# STATED EXERCISE
Extract every line below that contains the word "chart".
[start RECORDED DATA]
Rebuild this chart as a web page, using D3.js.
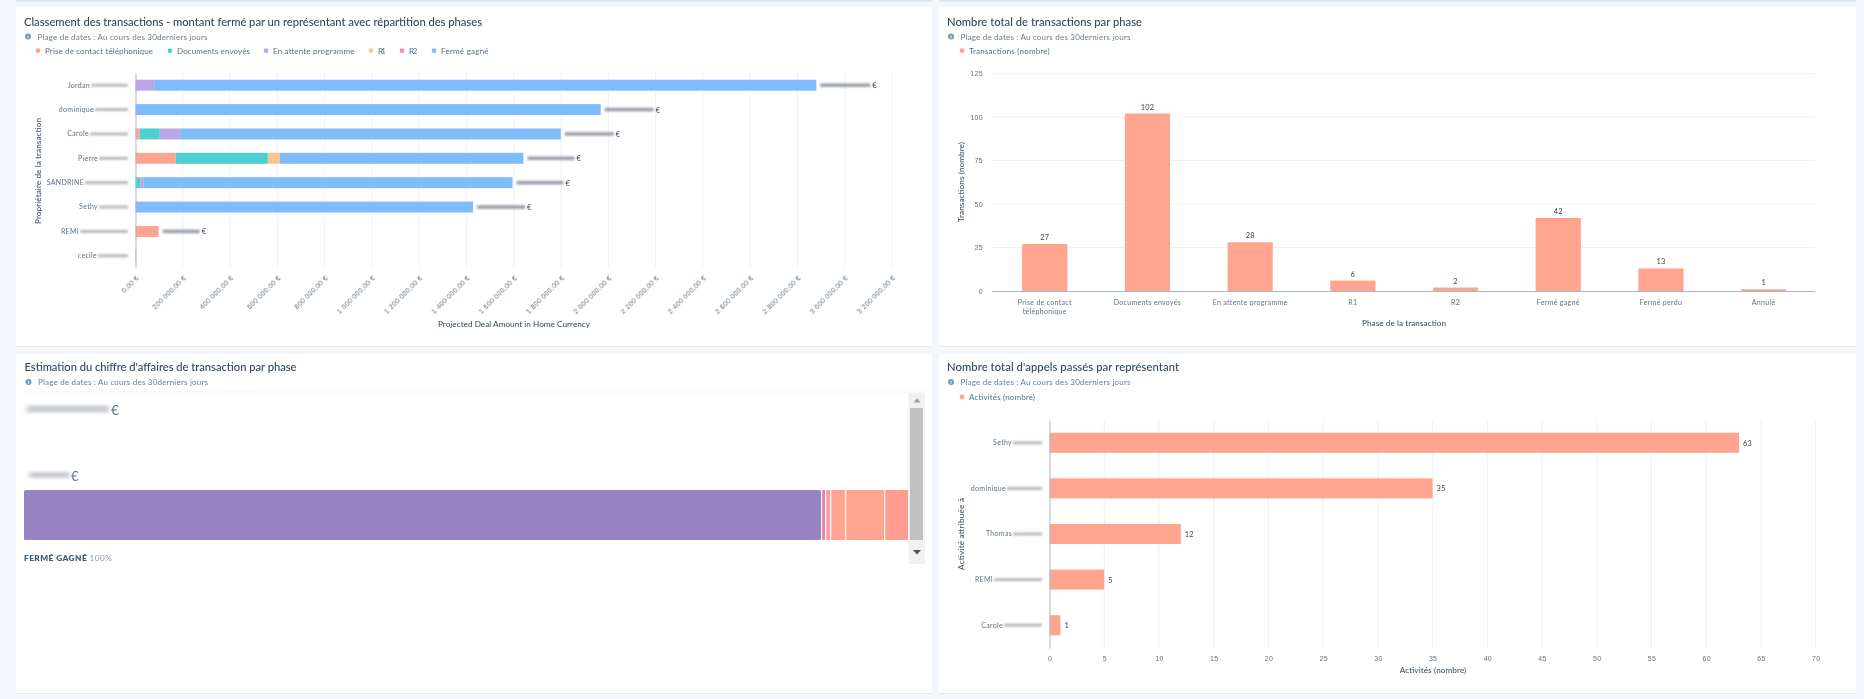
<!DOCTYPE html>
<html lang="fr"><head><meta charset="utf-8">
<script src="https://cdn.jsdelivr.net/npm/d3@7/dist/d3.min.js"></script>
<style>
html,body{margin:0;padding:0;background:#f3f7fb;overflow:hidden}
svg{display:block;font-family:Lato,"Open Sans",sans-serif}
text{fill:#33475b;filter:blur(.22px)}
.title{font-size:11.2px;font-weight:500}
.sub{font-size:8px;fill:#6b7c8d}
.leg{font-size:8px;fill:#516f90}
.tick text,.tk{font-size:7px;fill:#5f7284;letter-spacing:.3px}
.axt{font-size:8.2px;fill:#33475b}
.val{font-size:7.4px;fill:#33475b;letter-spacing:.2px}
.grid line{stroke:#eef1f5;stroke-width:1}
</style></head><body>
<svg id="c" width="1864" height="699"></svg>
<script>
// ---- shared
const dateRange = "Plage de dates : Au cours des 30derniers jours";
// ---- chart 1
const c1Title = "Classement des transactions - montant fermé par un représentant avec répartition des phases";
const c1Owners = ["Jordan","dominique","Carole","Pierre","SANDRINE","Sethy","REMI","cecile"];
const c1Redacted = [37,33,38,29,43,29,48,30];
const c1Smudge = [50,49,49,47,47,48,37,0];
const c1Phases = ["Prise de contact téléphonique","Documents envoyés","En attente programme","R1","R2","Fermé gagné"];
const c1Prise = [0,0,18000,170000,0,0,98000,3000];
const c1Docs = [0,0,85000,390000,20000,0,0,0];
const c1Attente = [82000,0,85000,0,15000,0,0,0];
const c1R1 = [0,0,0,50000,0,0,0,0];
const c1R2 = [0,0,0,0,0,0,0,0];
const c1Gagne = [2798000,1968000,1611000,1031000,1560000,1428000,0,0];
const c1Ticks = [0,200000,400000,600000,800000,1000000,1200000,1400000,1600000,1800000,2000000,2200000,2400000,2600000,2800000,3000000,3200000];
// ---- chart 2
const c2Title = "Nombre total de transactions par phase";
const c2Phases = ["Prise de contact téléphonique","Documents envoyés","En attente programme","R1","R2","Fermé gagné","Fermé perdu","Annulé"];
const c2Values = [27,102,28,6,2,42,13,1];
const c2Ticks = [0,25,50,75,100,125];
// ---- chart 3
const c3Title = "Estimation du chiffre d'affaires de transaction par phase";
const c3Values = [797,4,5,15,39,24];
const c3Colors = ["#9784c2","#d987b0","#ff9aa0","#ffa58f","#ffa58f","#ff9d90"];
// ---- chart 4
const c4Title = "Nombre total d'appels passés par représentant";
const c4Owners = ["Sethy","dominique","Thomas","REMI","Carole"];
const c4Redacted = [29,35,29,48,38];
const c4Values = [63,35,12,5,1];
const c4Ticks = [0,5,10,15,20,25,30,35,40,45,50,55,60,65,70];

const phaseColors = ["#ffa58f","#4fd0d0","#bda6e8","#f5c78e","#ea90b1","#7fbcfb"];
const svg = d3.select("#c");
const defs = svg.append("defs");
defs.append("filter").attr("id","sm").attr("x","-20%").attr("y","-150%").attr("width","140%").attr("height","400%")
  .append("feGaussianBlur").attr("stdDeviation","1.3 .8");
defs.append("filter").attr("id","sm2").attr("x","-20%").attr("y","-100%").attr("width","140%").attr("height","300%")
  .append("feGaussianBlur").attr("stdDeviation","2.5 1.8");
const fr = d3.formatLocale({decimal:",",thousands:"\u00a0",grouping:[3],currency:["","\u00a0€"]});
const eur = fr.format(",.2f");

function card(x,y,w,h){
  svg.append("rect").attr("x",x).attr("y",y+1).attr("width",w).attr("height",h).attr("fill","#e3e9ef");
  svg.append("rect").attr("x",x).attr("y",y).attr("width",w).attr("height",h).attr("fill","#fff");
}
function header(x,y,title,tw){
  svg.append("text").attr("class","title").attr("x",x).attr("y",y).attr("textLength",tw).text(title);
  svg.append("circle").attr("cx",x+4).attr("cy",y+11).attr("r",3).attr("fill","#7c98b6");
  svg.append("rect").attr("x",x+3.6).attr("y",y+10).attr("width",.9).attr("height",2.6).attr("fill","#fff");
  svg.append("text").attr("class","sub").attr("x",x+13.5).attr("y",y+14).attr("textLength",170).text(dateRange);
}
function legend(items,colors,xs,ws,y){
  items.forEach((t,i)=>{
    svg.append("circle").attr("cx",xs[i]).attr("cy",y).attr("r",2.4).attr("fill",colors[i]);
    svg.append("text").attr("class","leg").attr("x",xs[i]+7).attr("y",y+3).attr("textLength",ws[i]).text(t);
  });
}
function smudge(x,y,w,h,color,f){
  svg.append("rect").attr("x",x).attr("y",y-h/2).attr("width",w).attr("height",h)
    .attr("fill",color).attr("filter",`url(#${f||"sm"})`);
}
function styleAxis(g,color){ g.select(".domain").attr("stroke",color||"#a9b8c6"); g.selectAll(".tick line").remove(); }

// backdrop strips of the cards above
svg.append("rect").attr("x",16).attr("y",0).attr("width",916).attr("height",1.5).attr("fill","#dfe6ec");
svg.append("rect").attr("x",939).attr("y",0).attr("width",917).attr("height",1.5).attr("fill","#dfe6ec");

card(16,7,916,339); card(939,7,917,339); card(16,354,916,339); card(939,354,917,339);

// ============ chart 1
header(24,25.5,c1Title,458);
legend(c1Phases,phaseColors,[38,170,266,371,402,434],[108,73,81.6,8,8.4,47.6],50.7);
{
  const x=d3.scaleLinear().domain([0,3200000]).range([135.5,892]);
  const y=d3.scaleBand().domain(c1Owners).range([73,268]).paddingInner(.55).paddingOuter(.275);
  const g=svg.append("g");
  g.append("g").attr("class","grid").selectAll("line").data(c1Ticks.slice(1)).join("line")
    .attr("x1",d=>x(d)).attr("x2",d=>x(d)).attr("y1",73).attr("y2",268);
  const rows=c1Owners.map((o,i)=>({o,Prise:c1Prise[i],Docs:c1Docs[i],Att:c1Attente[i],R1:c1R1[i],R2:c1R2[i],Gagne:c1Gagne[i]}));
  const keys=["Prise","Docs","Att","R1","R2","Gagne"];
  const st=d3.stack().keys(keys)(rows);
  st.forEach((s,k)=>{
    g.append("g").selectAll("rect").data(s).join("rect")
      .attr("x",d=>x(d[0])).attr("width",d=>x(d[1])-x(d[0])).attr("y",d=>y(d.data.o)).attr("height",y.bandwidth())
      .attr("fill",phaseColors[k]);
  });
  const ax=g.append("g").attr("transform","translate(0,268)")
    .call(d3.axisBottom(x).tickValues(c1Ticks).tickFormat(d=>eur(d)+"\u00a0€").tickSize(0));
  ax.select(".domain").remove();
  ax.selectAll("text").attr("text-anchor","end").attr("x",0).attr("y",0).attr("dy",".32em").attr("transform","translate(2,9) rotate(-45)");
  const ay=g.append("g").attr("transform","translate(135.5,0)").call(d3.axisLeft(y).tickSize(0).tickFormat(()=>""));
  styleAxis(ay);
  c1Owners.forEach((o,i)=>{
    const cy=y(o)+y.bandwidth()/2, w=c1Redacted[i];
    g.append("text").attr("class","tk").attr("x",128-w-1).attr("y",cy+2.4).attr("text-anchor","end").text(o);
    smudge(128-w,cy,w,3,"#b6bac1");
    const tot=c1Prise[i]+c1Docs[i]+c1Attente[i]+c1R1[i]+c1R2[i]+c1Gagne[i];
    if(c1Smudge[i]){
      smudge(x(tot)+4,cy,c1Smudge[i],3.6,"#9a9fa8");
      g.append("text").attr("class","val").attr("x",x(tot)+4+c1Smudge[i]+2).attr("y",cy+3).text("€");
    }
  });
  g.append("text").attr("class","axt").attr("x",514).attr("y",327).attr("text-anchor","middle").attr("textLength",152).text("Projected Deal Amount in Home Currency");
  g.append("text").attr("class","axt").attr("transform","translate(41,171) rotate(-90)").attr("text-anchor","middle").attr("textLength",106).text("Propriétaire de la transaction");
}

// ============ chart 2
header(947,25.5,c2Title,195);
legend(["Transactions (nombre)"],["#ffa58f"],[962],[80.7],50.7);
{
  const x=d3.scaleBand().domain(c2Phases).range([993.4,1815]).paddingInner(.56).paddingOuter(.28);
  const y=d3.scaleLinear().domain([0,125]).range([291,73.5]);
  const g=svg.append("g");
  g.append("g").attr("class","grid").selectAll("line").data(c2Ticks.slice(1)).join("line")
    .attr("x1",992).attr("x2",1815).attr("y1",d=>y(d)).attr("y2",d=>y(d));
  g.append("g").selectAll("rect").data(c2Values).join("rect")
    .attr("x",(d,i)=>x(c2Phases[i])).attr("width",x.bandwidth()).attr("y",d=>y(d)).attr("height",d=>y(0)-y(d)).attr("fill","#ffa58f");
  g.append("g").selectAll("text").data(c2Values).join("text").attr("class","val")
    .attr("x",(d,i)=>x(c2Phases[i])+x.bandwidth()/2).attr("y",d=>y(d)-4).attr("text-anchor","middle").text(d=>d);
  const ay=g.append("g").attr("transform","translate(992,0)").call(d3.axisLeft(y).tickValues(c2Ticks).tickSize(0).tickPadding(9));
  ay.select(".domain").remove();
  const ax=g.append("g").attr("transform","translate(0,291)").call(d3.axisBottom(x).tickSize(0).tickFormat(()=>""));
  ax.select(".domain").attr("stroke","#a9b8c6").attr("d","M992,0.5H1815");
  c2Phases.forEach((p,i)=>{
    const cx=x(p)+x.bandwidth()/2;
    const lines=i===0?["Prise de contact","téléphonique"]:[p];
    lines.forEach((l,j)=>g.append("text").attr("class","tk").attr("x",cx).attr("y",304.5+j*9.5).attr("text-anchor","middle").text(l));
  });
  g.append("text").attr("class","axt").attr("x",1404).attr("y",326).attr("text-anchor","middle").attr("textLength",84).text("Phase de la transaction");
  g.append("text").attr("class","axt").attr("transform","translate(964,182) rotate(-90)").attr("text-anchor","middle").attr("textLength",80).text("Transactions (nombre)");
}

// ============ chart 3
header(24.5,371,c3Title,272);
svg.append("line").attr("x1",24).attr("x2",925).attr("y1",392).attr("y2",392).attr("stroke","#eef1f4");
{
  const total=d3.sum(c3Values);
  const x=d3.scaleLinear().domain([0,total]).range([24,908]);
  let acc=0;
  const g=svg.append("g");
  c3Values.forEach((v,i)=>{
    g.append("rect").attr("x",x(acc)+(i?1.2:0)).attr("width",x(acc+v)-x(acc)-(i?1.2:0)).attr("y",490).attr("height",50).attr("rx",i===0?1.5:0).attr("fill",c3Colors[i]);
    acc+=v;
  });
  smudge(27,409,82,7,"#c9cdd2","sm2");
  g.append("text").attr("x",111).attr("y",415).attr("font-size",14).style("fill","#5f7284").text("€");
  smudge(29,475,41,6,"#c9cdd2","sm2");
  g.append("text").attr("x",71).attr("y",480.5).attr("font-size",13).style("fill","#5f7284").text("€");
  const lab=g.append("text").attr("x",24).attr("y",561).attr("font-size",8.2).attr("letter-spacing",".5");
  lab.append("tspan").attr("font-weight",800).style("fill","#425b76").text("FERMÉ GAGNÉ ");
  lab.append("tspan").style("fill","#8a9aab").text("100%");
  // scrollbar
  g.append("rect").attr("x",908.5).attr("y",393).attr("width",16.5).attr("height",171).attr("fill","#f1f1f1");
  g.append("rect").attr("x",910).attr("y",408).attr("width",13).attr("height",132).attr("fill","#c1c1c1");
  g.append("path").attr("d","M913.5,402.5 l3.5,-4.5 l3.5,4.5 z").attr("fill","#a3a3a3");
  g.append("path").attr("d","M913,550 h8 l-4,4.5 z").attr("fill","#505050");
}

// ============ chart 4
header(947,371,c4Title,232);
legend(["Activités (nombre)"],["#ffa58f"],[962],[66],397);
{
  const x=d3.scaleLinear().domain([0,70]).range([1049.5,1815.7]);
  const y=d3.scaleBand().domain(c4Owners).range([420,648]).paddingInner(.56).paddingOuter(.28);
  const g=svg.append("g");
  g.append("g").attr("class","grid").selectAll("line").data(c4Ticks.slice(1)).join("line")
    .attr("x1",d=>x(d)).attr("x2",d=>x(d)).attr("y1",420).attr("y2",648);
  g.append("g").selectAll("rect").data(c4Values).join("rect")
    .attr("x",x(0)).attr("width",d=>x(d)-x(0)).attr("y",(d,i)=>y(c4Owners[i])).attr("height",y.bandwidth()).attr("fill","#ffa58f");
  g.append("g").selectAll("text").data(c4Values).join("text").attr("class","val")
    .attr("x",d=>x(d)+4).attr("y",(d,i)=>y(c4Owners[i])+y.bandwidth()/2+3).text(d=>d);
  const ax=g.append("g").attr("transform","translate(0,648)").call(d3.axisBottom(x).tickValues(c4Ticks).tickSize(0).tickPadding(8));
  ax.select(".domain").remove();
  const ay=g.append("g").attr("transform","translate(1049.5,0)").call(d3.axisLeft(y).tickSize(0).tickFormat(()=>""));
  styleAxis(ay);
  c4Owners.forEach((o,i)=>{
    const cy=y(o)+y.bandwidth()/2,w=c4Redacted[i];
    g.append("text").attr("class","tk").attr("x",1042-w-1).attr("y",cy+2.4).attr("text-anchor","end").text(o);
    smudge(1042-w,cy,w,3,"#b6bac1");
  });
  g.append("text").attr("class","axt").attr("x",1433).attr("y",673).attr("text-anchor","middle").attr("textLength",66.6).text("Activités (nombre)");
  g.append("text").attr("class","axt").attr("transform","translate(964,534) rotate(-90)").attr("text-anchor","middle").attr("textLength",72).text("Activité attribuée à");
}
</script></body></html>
[end RECORDED DATA]
# RESULT OF THE EXERCISE
Rebuild this chart as a web page, using D3.js.
// ---- chart 1
// ---- chart 2
// ---- chart 3
// ---- chart 4
// ============ chart 1
// ============ chart 2
// ============ chart 3
// ============ chart 4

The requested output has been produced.